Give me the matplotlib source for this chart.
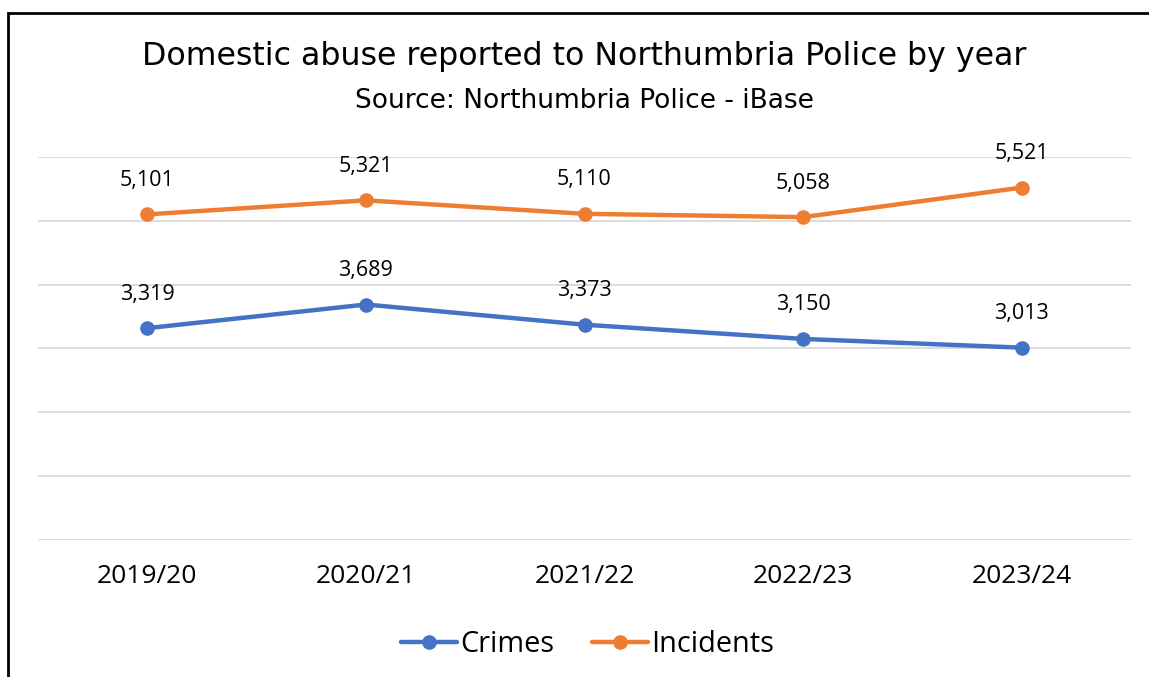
import matplotlib.pyplot as plt
from matplotlib.patches import Rectangle

plt.rcParams['font.family'] = ['Open Sans', 'DejaVu Sans']

# Chart data
years = ['2019/20', '2020/21', '2021/22', '2022/23', '2023/24']
crimes = [3319, 3689, 3373, 3150, 3013]
incidents = [5101, 5321, 5110, 5058, 5521]

W, H = 1149, 677
fig = plt.figure(figsize=(W / 100, H / 100), dpi=100)
# plot area in pixels: x 38..1131, y 157..540
ax = fig.add_axes([38 / W, 1 - 540 / H, (1131 - 38) / W, (540 - 157) / H])

x = list(range(len(years)))
blue = '#4472C4'
orange = '#ED7D31'
ax.plot(x, crimes, color=blue, lw=3.2, marker='o', ms=9.5, label='Crimes',
        solid_capstyle='round', zorder=3)
ax.plot(x, incidents, color=orange, lw=3.2, marker='o', ms=9.5, label='Incidents',
        solid_capstyle='round', zorder=3)

for series in (crimes, incidents):
    for xi, v in zip(x, series):
        ax.annotate(f'{v:,}', (xi, v), xytext=(0, 20.5), textcoords='offset points',
                    ha='center', va='baseline', fontsize=15.5)

ax.set_xlim(-0.5, len(years) - 0.5)
ax.set_ylim(0, 6000)
ax.set_yticks(range(0, 6001, 1000))
ax.yaxis.grid(True, color='#D9D9D9', lw=1.3)
ax.set_axisbelow(True)
ax.tick_params(axis='y', left=False, labelleft=False)
ax.tick_params(axis='x', bottom=False, labelsize=19, pad=14)
ax.set_xticks(x)
ax.set_xticklabels(years)
for s in ax.spines.values():
    s.set_visible(False)

fig.text(584 / W, 1 - 57 / H, 'Domestic abuse reported to Northumbria Police by year',
         ha='center', va='center', fontsize=22.8, family='DejaVu Sans')
fig.text(584 / W, 1 - 101 / H, 'Source: Northumbria Police - iBase',
         ha='center', va='center', fontsize=19, family='DejaVu Sans')

ax.legend(loc='center', bbox_to_anchor=(0.5 + 3 / 1093, (540 - 645) / (540 - 157)),
          ncol=2, frameon=False, fontsize=20.8, handlelength=1.95,
          handletextpad=0.1, columnspacing=1.3)

# outer chart border (cropped at right and bottom)
fig.add_artist(Rectangle((8 / W, -0.1), 1.2, 1.1 - 13 / H,
                         transform=fig.transFigure, fill=False,
                         edgecolor='black', lw=2, clip_on=False))

fig.savefig('out.png', dpi=100)
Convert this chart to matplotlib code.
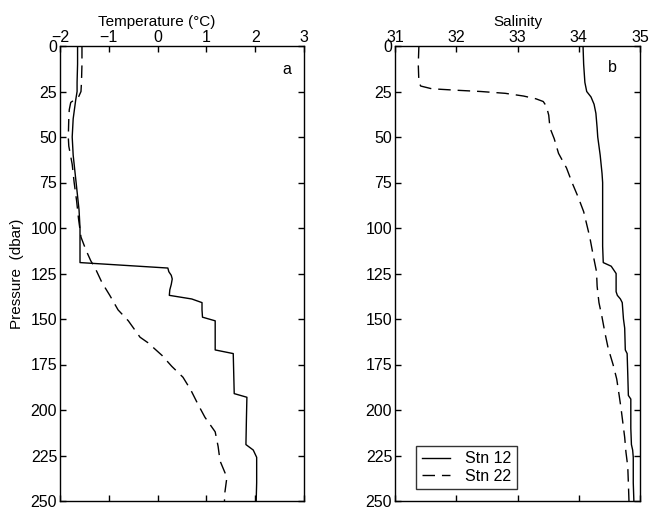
import matplotlib.pyplot as plt
import numpy as np

plt.rcParams['font.family'] = ['Liberation Sans', 'DejaVu Sans']

# Temperature profiles (pressure in dbar, temperature in degC)
p_t12 = [0, 10, 20, 25, 30, 40, 50, 60, 75, 90, 100, 110, 119, 122, 124, 126, 128, 131,
         134, 137, 139, 141, 145, 149, 151, 160, 167, 169, 180, 191, 193, 205, 219, 222,
         226, 240, 250]
t_stn12 = [-1.64, -1.64, -1.65, -1.65, -1.68, -1.73, -1.75, -1.73, -1.67, -1.61, -1.59,
           -1.59, -1.59, 0.21, 0.23, 0.28, 0.30, 0.28, 0.25, 0.24, 0.70, 0.91, 0.91, 0.92,
           1.18, 1.18, 1.18, 1.55, 1.56, 1.57, 1.83, 1.82, 1.81, 1.96, 2.03, 2.03, 2.02]

p_t22 = [0, 10, 20, 25, 28, 31, 35, 40, 50, 55, 65, 75, 85, 95, 105, 112, 118, 122, 130,
         137, 145, 151, 160, 163, 170, 176, 182, 189, 197, 204, 212, 220, 228, 237, 245, 250]
t_stn22 = [-1.55, -1.55, -1.56, -1.57, -1.62, -1.78, -1.81, -1.82, -1.83, -1.82, -1.75,
           -1.71, -1.66, -1.62, -1.57, -1.47, -1.37, -1.28, -1.14, -0.98, -0.81, -0.60,
           -0.36, -0.20, 0.09, 0.29, 0.52, 0.68, 0.83, 0.97, 1.18, 1.24, 1.28, 1.42, 1.38,
           1.37]

# Salinity profiles
p_s12 = [0, 10, 15, 20, 25, 28, 32, 37, 45, 50, 60, 70, 75, 90, 110, 119, 121, 123, 125,
         135, 137, 139, 141, 150, 155, 167, 169, 180, 192, 194, 210, 219, 222, 226, 240, 250]
s_stn12 = [34.07, 34.08, 34.09, 34.10, 34.13, 34.20, 34.25, 34.28, 34.30, 34.31, 34.35,
           34.38, 34.39, 34.39, 34.39, 34.40, 34.53, 34.57, 34.61, 34.61, 34.63, 34.68,
           34.71, 34.73, 34.75, 34.76, 34.79, 34.80, 34.81, 34.85, 34.85, 34.86, 34.88,
           34.89, 34.89, 34.90]

p_s22 = [0, 10, 20, 22, 23.5, 24.3, 25, 26, 27.5, 29, 30.5, 33, 38, 45, 51, 59, 67, 75,
         83, 91, 105, 114, 124, 132, 141, 149, 158, 166, 175, 183, 192, 199, 207, 215,
         223, 231, 240, 250]
s_stn22 = [31.39, 31.38, 31.39, 31.42, 31.60, 32.0, 32.4, 32.8, 33.1, 33.3, 33.42, 33.47,
           33.51, 33.53, 33.60, 33.67, 33.80, 33.89, 33.99, 34.08, 34.18, 34.23, 34.29,
           34.30, 34.33, 34.38, 34.43, 34.48, 34.56, 34.62, 34.66, 34.69, 34.72, 34.75,
           34.77, 34.80, 34.81, 34.82]

p_ticks = [0, 25, 50, 75, 100, 125, 150, 175, 200, 225, 250]
t_ticks = [-2, -1, 0, 1, 2, 3]
s_ticks = [31, 32, 33, 34, 35]

dash = (0, (9, 5))
fs = 11.5

fig = plt.figure(figsize=(6.52, 5.09), dpi=100)
ax1 = fig.add_axes([60 / 652, 8 / 509, 244 / 652, 455 / 509])
ax2 = fig.add_axes([395 / 652, 8 / 509, 245 / 652, 455 / 509])

ax1.plot(t_stn12, p_t12, color='black', lw=1.0, label='Stn 12')
ax1.plot(t_stn22, p_t22, color='black', lw=1.0, linestyle=dash, label='Stn 22')
ax2.plot(s_stn12, p_s12, color='black', lw=1.0, label='Stn 12')
ax2.plot(s_stn22, p_s22, color='black', lw=1.0, linestyle=dash, label='Stn 22')

ax1.set_xlim(-2, 3)
ax1.set_xticks(t_ticks)
ax2.set_xlim(31, 35)
ax2.set_xticks(s_ticks)

for ax in (ax1, ax2):
    ax.set_ylim(250, 0)
    ax.set_yticks(p_ticks)
    ax.xaxis.tick_top()
    ax.xaxis.set_label_position('top')
    ax.tick_params(axis='both', which='both', direction='in', length=4, width=1,
                   top=True, bottom=True, left=True, right=True,
                   labeltop=True, labelbottom=False, labelsize=fs, pad=2,
                   colors='black')
    ax.tick_params(axis='x', pad=0.5)
    for sp in ax.spines.values():
        sp.set_linewidth(1.0)

ax1.set_xlabel('Temperature (°C)', fontsize=11)
ax1.xaxis.set_label_coords(0.395, 1.043)
ax1.set_ylabel('Pressure  (dbar)', fontsize=11, labelpad=5)
ax2.set_xlabel('Salinity', fontsize=11)
ax2.xaxis.set_label_coords(0.5, 1.043)

ax1.text(2.65, 13, 'a', fontsize=fs, ha='center', va='center')
ax2.text(34.55, 12, 'b', fontsize=fs, ha='center', va='center')

leg = ax2.legend(loc='lower left', bbox_to_anchor=(0.086, 0.026), borderaxespad=0,
                 fontsize=fs, handlelength=1.75, handletextpad=0.95, borderpad=0.35,
                 labelspacing=0.15, fancybox=False, frameon=True)
leg.get_frame().set_edgecolor('black')
leg.get_frame().set_linewidth(1.0)

fig.savefig('out.png', dpi=100)
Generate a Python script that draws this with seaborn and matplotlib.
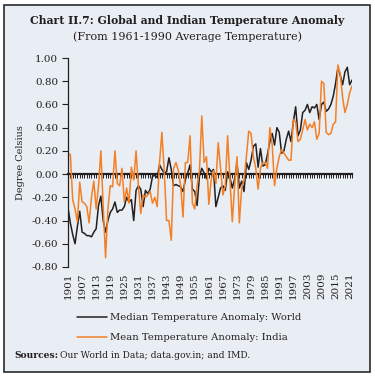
import pandas as pd
import seaborn as sns
import matplotlib.pyplot as plt
from matplotlib.patches import Rectangle

# data (anomaly vs 1961-1990 average, deg C)
years = list(range(1901, 2023))
world = [
    -0.29, -0.42, -0.52, -0.60, -0.45, -0.32, -0.50, -0.51, -0.53, -0.53,
    -0.54, -0.50, -0.47, -0.27, -0.19, -0.40, -0.50, -0.40, -0.33, -0.30,
    -0.24, -0.33, -0.31, -0.31, -0.28, -0.20, -0.24, -0.22, -0.40, -0.14,
    -0.10, -0.13, -0.28, -0.14, -0.17, -0.13, -0.02, -0.01, -0.03, 0.08,
    0.04, 0.01, 0.02, 0.14, 0.04, -0.10, -0.09, -0.10, -0.11, -0.15,
    -0.05, 0.01, 0.08, -0.13, -0.15, -0.27, -0.02, 0.05, 0.01, -0.04,
    0.05, 0.02, 0.04, -0.28, -0.20, -0.12, -0.10, -0.14, 0.02, -0.03,
    -0.12, -0.04, 0.10, -0.12, -0.06, -0.15, 0.10, 0.04, 0.12, 0.24,
    0.26, 0.06, 0.22, 0.07, 0.08, 0.17, 0.28, 0.35, 0.25, 0.40,
    0.36, 0.18, 0.20, 0.30, 0.37, 0.28, 0.45, 0.58, 0.33, 0.38,
    0.53, 0.55, 0.60, 0.53, 0.58, 0.57, 0.60, 0.47, 0.60, 0.62,
    0.54, 0.56, 0.60, 0.67, 0.78, 0.92, 0.85, 0.77, 0.88, 0.92,
    0.77, 0.81,
]
india = [
    0.17, 0.17, -0.22, -0.30, -0.41, -0.07, -0.24, -0.25, -0.28, -0.42,
    -0.20, -0.06, -0.30, -0.10, 0.20, -0.28, -0.72, -0.30, -0.10, -0.11,
    0.20, -0.08, -0.10, 0.05, -0.24, -0.12, -0.25, 0.06, -0.05, 0.20,
    -0.10, -0.34, -0.18, -0.20, -0.18, -0.15, -0.25, -0.20, -0.28, 0.10,
    0.36, 0.03, -0.40, -0.40, -0.57, 0.05, 0.10, 0.03, -0.10, -0.37,
    0.10, 0.10, 0.33, -0.25, -0.30, -0.10, 0.03, 0.50, 0.10, 0.15,
    -0.26, -0.05, 0.03, -0.08, 0.27, 0.05, -0.18, -0.10, 0.33, -0.05,
    -0.41, -0.10, 0.15, -0.42, -0.12, -0.05, 0.15, 0.37, 0.35, 0.15,
    0.05, -0.13, 0.05, 0.10, 0.10, 0.05, 0.40, 0.25, -0.10, 0.05,
    0.15, 0.21, 0.18, 0.15, 0.12, 0.12, 0.47, 0.45, 0.28, 0.30,
    0.38, 0.47, 0.38, 0.43, 0.40, 0.45, 0.30, 0.35, 0.80, 0.78,
    0.36, 0.34, 0.35, 0.43, 0.45, 0.94, 0.86, 0.66, 0.53, 0.60,
    0.70, 0.76,
]
series_names = ["Median Temperature Anomaly: World", "Mean Temperature Anomaly: India"]
tick_years = list(range(1901, 2022, 6))
y_ticks = [-0.8, -0.6, -0.4, -0.2, 0.0, 0.2, 0.4, 0.6, 0.8, 1.0]

sns.set_style("ticks")
plt.rcParams['font.family'] = ['DejaVu Serif']
text_col = "#231F20"

df = pd.DataFrame({"Year": years, series_names[0]: world, series_names[1]: india})
long = df.melt(id_vars="Year", var_name="Series", value_name="Anomaly")

fig = plt.figure(figsize=(3.75, 3.77), dpi=100)
fig.patch.set_facecolor("white")
# panel background with dark border, behind everything
fig.patches.append(Rectangle((3.5 / 375, 1 - 372 / 377), 366.5 / 375, 367.5 / 377,
                             transform=fig.transFigure, facecolor="#E9EEF4",
                             edgecolor="#2a2a2a", linewidth=1.2, zorder=-10))

ax = fig.add_axes([68 / 375, 1 - 267 / 377, 284 / 375, 209 / 377])
ax.set_facecolor("none")
sns.lineplot(data=long, x="Year", y="Anomaly", hue="Series",
             palette={series_names[0]: "#231F20", series_names[1]: "#F47F24"},
             linewidth=1.1, ax=ax, legend=False)

ax.set_xlim(1901, 2022)
ax.set_ylim(-0.8, 1.0)
ax.set_yticks(y_ticks)
ax.set_yticklabels([f"{v:.2f}" for v in y_ticks], fontsize=7.5, color=text_col)
ax.set_xticks(tick_years)
ax.set_xticklabels(tick_years, rotation=90, fontsize=7.5, color=text_col)
ax.tick_params(axis="x", length=0, pad=4)
ax.tick_params(axis="y", direction="out", length=4, width=0.8, color=text_col, pad=3)
for s in ["top", "right", "bottom"]:
    ax.spines[s].set_visible(False)
ax.spines["left"].set_color(text_col)
ax.spines["left"].set_linewidth(0.9)
ax.set_xlabel("")
ax.set_ylabel("")

# zero line with yearly ticks
zero = ax.secondary_xaxis(0.8 / 1.8)
zero.set_xticks(years)
zero.tick_params(axis="x", direction="out", length=3, width=0.7, color=text_col, labelbottom=False)
zero.spines["bottom"].set_linewidth(1.6)
zero.spines["bottom"].set_color(text_col)

fig.text(21 / 375, 1 - 162.5 / 377, "Degree Celsius", rotation=90, ha="center", va="center",
         fontsize=7, color=text_col)

fig.text(0.5, 1 - 20.7 / 377, "Chart II.7: Global and Indian Temperature Anomaly",
         ha="center", va="center", fontsize=7.8, fontweight="bold", color=text_col)
fig.text(0.5, 1 - 36.7 / 377, "(From 1961-1990 Average Temperature)",
         ha="center", va="center", fontsize=8.0, color=text_col)

lines = ax.get_lines()[:2]
ax.legend(lines, series_names, loc="upper center", bbox_to_anchor=(0.503, 1 - 309 / 377),
          bbox_transform=fig.transFigure, frameon=False, handlelength=3.0,
          handletextpad=0.3, labelspacing=1.1, fontsize=7.2, borderaxespad=0,
          labelcolor=text_col)

fig.text(14 / 375, 1 - 355.7 / 377, "Sources:", ha="left", va="center",
         fontsize=6.6, fontweight="bold", color=text_col)
fig.text(60 / 375, 1 - 355.7 / 377, "Our World in Data; data.gov.in; and IMD.",
         ha="left", va="center", fontsize=6.6, color=text_col)

fig.savefig("out.png", dpi=100)
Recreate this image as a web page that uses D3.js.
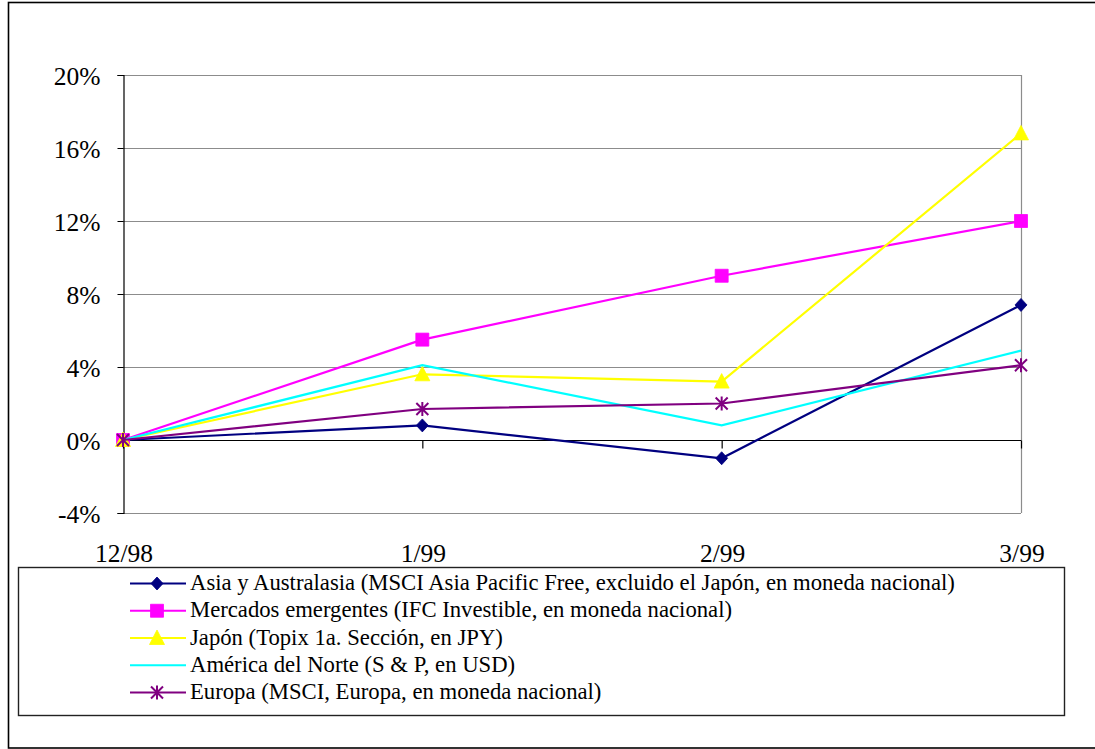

____________

**To do**.
From the listing above, copy all lines holding the word "with".

**Answer to the exercise**.
Generate a Python script that draws this with seaborn and matplotlib.
# panel background with dark border, behind everything
# zero line with yearly ticks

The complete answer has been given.